AUC Press Publishes Hamdi Abu Golayyel’s Compelling The Men Who Swallowed The Sun
Hoopoe, an imprint of AUC Press, has just released Hamdi Abu Golayyel’s The Men Who Swallowed the Sun, translated from the Arabic by Humphrey Davies. Compelling and visceral, with a seductive, muscular irony, this is a novel of two men and their fellow migrants, and the extreme marginalization that drives them.
Hamdi Abu Golayyel is an Egyptian writer and a journalist, born in Fayoum. He is the author of numerous short story collections and novels, including Thieves in Retirement and A Dog with No Tail, which was awarded the Naguib Mahfouz Medal for Literature in 2008.

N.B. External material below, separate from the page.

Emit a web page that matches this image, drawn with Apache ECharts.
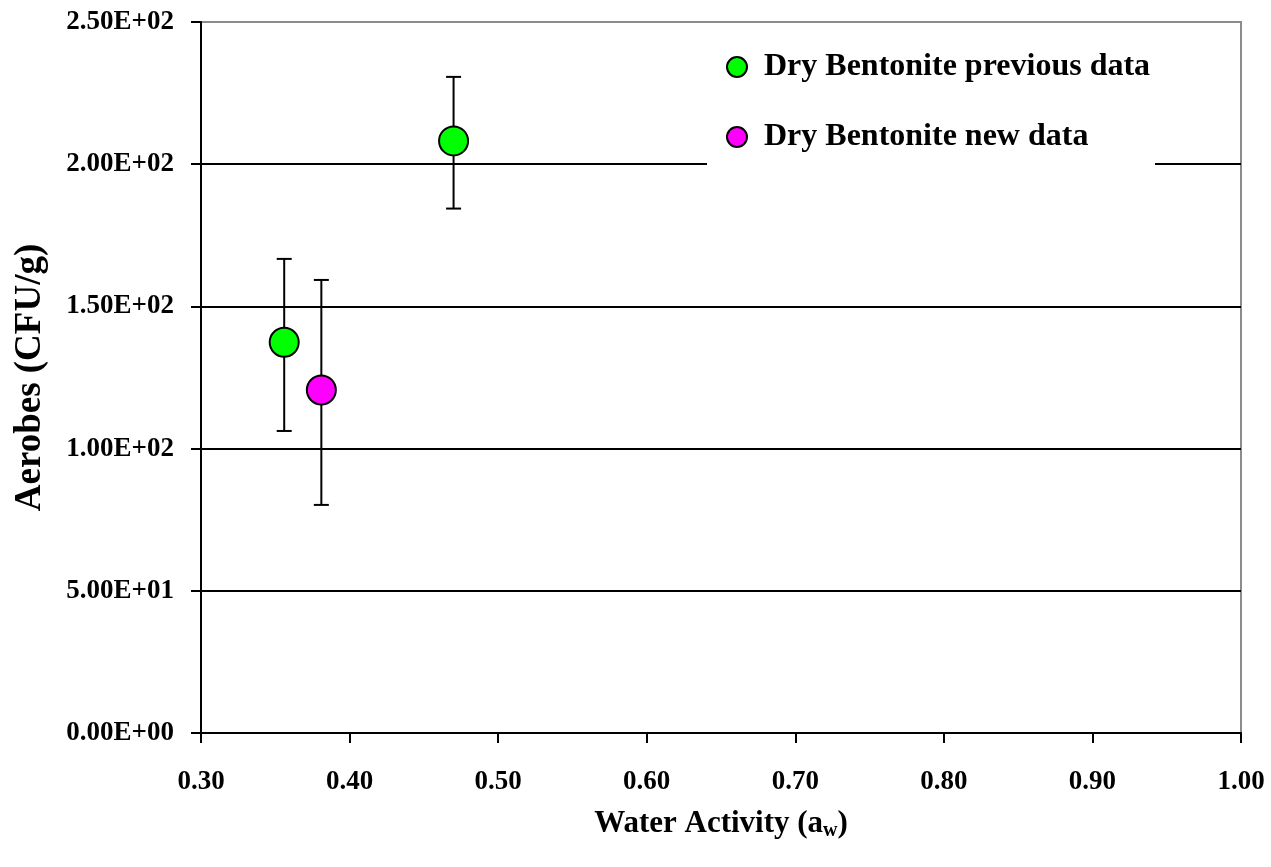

Golayyel has already received much praise for his previous novels. “A clever and complex meditation . . . full of swift sarcasm . . . an exploration of Abu Golayyel’s Bedouin identity,” wrote reporter, essayist, and book reviewer Ursula Lindsey in Egypt Independent about A Dog with No Tail. Mona Zaki, reviewer and translator of modern Arabic fiction, described Thieves in Retirement as “a great read” while the Library Journal called it “masterful.”
The Men Who Swallowed the Sun follows two Bedouin men from Egypt’s Western Desert who seek to escape poverty through different routes. One—the intellectual, terminally self-doubting, and avowedly autobiographical Hamdi—gets no further than southern Libya’s oasis of Sabha, while his cousin—the dashing, irrepressible Phantom Raider—makes it to the fleshpots of Milan.
The backdrop of this darkly comic story of illegal immigration is a brutal Europe and Muammar Gaddafi’s Great State of the Masses, where Gaddafi fantasizes about welding Libyan and Egyptian Bedouin into a new self-serving political force, the Saad-Shin. Like A Dog with No Tail, The Men Who Swallowed the Sun works at the boundary of memoir and fiction, using experimental prose techniques to foreground the unreliability of the narrator and of memory.